San Francisco built the Civic Center after the devastating 1906 earthquake and fires to provide a central location for local, state and federal government agencies. The Beaux Arts style facades also attracted cultural activities to the area. The neighborhood has hotels, retail shops and residential property as well. Located just north of the SoMa neighborhood, the community is encompassed by Market, Franklin, Turk and Leavenworth Streets.
The area is home to the Asian Art Museum, several private galleries and the city’s ballet company and opera house. The Civic Center Plaza is a common location for festivals and political rallies. A portion of Fulton Street is the site of a pedestrian-only market. There are monuments to the UN, James Lick and Simon Bolivar. The Pioneer Monument is one of the few structures in the area that predate the disaster.

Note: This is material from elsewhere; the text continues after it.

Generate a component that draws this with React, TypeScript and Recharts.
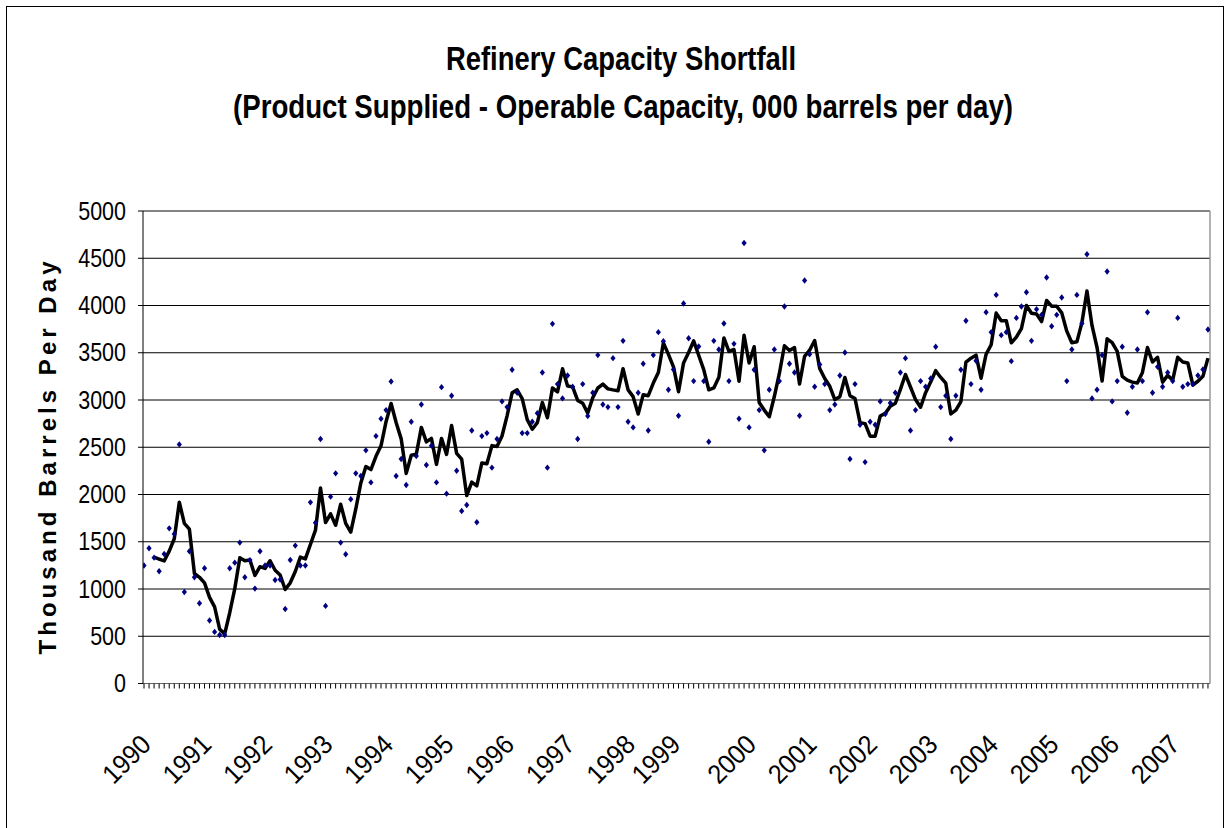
import React from "react";
import {
  CartesianGrid,
  ComposedChart,
  Line,
  ReferenceLine,
  XAxis,
  YAxis,
} from "recharts";

// monthly shortfall, Jan 1990 .. Aug 2007 (000 b/d)
const shortfall = [
  1248, 1431, 1332, 1188, 1371, 1642, 1582, 2530, 969, 1399, 1124, 849,
  1219, 666, 546, 514, 514, 1219, 1279, 1491, 1124, 1306, 1004, 1399,
  1250, 1248, 1096, 1100, 789, 1307, 1459, 1248, 1248, 1917, 1702, 2587,
  821, 1977, 2224, 1491, 1367, 1949, 2224, 2195, 2467, 2128, 2618, 2801,
  2893, 3196, 2195, 2375, 2100, 2770, 2407, 2953, 2312, 2517, 2128, 3136,
  2009, 3045, 2252, 1825, 1889, 2678, 1706, 2618, 2650, 2284, 2587, 2985,
  2925, 3320, 3076, 2650, 2650, 2770, 2861, 3291, 2284, 3806, 3168, 3017,
  3260, 3140, 2587, 3168, 2830, 3076, 3475, 2953, 2925, 3443, 2925, 3626,
  2770, 2710, 3076, 3383, 2678, 3475, 3718, 3622, 3108, 3323, 2833, 4021,
  3654, 3200, 3566, 3200, 2558, 3626, 3535, 3809, 3200, 3594, 2801, 4662,
  2710, 3320, 2893, 2467, 3108, 3535, 3200, 3989, 3383, 3291, 2833, 4264,
  3484, 3140, 3375, 3168, 2893, 2953, 3260, 3503, 2375, 3168, 2738, 2343,
  2770, 2738, 2985, 2851, 2969, 3076, 3291, 3443, 2678, 2893, 3200, 3140,
  3228, 3563, 2925, 3045, 2587, 3045, 3320, 3838, 3168, 3416, 3108, 3929,
  3718, 4112, 3686, 3718, 3411, 3869, 3989, 4141, 3626, 3961, 3901, 4296,
  3781, 3901, 4084, 3200, 3535, 4112, 3809, 4542, 3017, 3108, 3475, 4359,
  2985, 3200, 3563, 2865, 3140, 3535, 3200, 3929, 3076, 3351, 3140, 3291,
  3200, 3869, 3140, 3168, 3168, 3260, 3323, 3746,
];

const years = [
  "1990", "1991", "1992", "1993", "1994", "1995", "1996", "1997", "1998",
  "1999", "2000", "2001", "2002", "2003", "2004", "2005", "2006", "2007",
];
// month index under which each year label sits (1999 sits early on the original)
const yearAt = [
  0, 12, 24, 36, 48, 60, 72, 84, 96, 105, 120, 132, 144, 156, 168, 180, 192, 204,
];

const yTicks = [0, 500, 1000, 1500, 2000, 2500, 3000, 3500, 4000, 4500, 5000];

const TITLE = "Refinery Capacity Shortfall";
const SUBTITLE = "(Product Supplied - Operable Capacity, 000 barrels per day)";
const Y_LABEL = "Thousand Barrels Per Day";

// the black line is the 3-period moving-average trendline of the monthly points
const data = shortfall.map((v, i) => ({
  idx: i,
  month: `${years[Math.floor(i / 12)]}-${String((i % 12) + 1).padStart(2, "0")}`,
  v,
  ma: i >= 2 ? (shortfall[i - 2] + shortfall[i - 1] + v) / 3 : null,
}));

const monthTicks = data.map((d) => d.idx);

const FONT = "'Liberation Sans', Arial, sans-serif";

function Diamond(props: any) {
  const { cx, cy, index } = props;
  if (cx == null || cy == null) return <g key={index} />;
  return (
    <polygon
      key={index}
      points={`${cx},${cy - 3.2} ${cx + 2.6},${cy} ${cx},${cy + 3.2} ${cx - 2.6},${cy}`}
      fill="#000080"
    />
  );
}

function YearTick(props: any) {
  const { x, y, payload } = props;
  const k = yearAt.indexOf(payload.value as number);
  if (k < 0) return <g />;
  const ax = x + 2;
  const ay = y + 49;
  return (
    <g transform={`translate(${ax}, ${ay}) rotate(-45) scale(0.92, 1)`}>
      <text
        x={0}
        y={0}
        textAnchor="end"
        dominantBaseline="central"
        fontSize={27}
        fontFamily={FONT}
        fill="#000"
      >
        {years[k]}
      </text>
    </g>
  );
}

function ValueTick(props: any) {
  const { x, y, payload } = props;
  return (
    <g transform={`translate(${x}, ${y}) scale(0.86, 1)`}>
      <text
        x={0}
        y={0}
        textAnchor="end"
        dominantBaseline="central"
        fontSize={25}
        fontFamily={FONT}
        fill="#000"
      >
        {payload.value}
      </text>
    </g>
  );
}

export default function App() {
  return (
    <div
      style={{
        position: "relative",
        width: 1227,
        height: 828,
        overflow: "hidden",
        background: "#fff",
      }}
    >
      <style>{"body{margin:0;overflow:hidden}"}</style>
      <div
        style={{
          position: "absolute",
          left: 6,
          top: 6,
          width: 1218,
          height: 840,
          border: "1px solid #000",
          boxSizing: "border-box",
        }}
      />
      <div style={{ position: "absolute", left: 0, top: 0 }}>
        <ComposedChart
          width={1227}
          height={828}
          data={data}
          margin={{ top: 211, right: 17, bottom: 44.5, left: 43 }}
        >
          <CartesianGrid
            horizontal
            vertical={false}
            stroke="#000"
            strokeWidth={1}
          />
          <XAxis
            type="number"
            dataKey="idx"
            domain={[-0.2, 211.4]}
            allowDataOverflow
            ticks={monthTicks}
            interval={0}
            tick={<YearTick />}
            tickSize={5}
            tickLine={{ stroke: "#000" }}
            axisLine={{ stroke: "#666" }}
            height={100}
          />
          <YAxis
            type="number"
            domain={[0, 5000]}
            ticks={yTicks}
            interval={0}
            width={100}
            tickSize={5}
            tickMargin={12}
            tick={<ValueTick />}
            tickLine={{ stroke: "#000" }}
            axisLine={{ stroke: "#000" }}
          />
          <ReferenceLine x={211.4} stroke="#999" strokeWidth={1.5} ifOverflow="visible" />
          <ReferenceLine y={5000} stroke="#888" strokeWidth={1} />
          <Line
            dataKey="v"
            stroke="none"
            dot={Diamond}
            activeDot={false}
            isAnimationActive={false}
          />
          <Line
            dataKey="ma"
            stroke="#000"
            strokeWidth={3.5}
            strokeLinejoin="round"
            dot={false}
            activeDot={false}
            isAnimationActive={false}
          />
        </ComposedChart>
      </div>
      <svg
        width={1227}
        height={828}
        style={{ position: "absolute", left: 0, top: 0, pointerEvents: "none" }}
      >
        <text
          x={621}
          y={70}
          textAnchor="middle"
          fontFamily={FONT}
          fontWeight="bold"
          fontSize={33}
          textLength={350}
          lengthAdjust="spacingAndGlyphs"
        >
          {TITLE}
        </text>
        <text
          x={623}
          y={118}
          textAnchor="middle"
          fontFamily={FONT}
          fontWeight="bold"
          fontSize={33}
          textLength={780}
          lengthAdjust="spacingAndGlyphs"
        >
          {SUBTITLE}
        </text>
        <text
          x={0}
          y={0}
          transform="translate(56, 458) rotate(-90)"
          textAnchor="middle"
          fontFamily={FONT}
          fontWeight="bold"
          fontSize={24}
          textLength={393}
          lengthAdjust="spacing"
        >
          {Y_LABEL}
        </text>
      </svg>
    </div>
  );
}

As the epicenter of power and renowned cultural venues, the Civic Center area has numerous restaurants. Food stands are a quick and inexpensive way to enjoy a meal or snack on the plaza. Vendors sell gyros, tamales, kimchi hotdogs, kettle corn, stuffed Indian flatbread and frozen yogurt. Maharani is regarded as one of the best Indian eateries in the city, and Brenda’s French Soul Food serves chocolate beignets and jambalaya. Other ethnic restaurants include Vietnamese, Thai, Peruvian, Mexican and Japanese. A broad assortment of retailers is located near the Civic Center. Shoppers can purchase antiques, bicycles, clothing, jewelry and fine art.
The Civic Center is listed on the National Register of Historic Places and is a Designated National Landmark. The F Market historic cable car line provides service in the Civic Center area.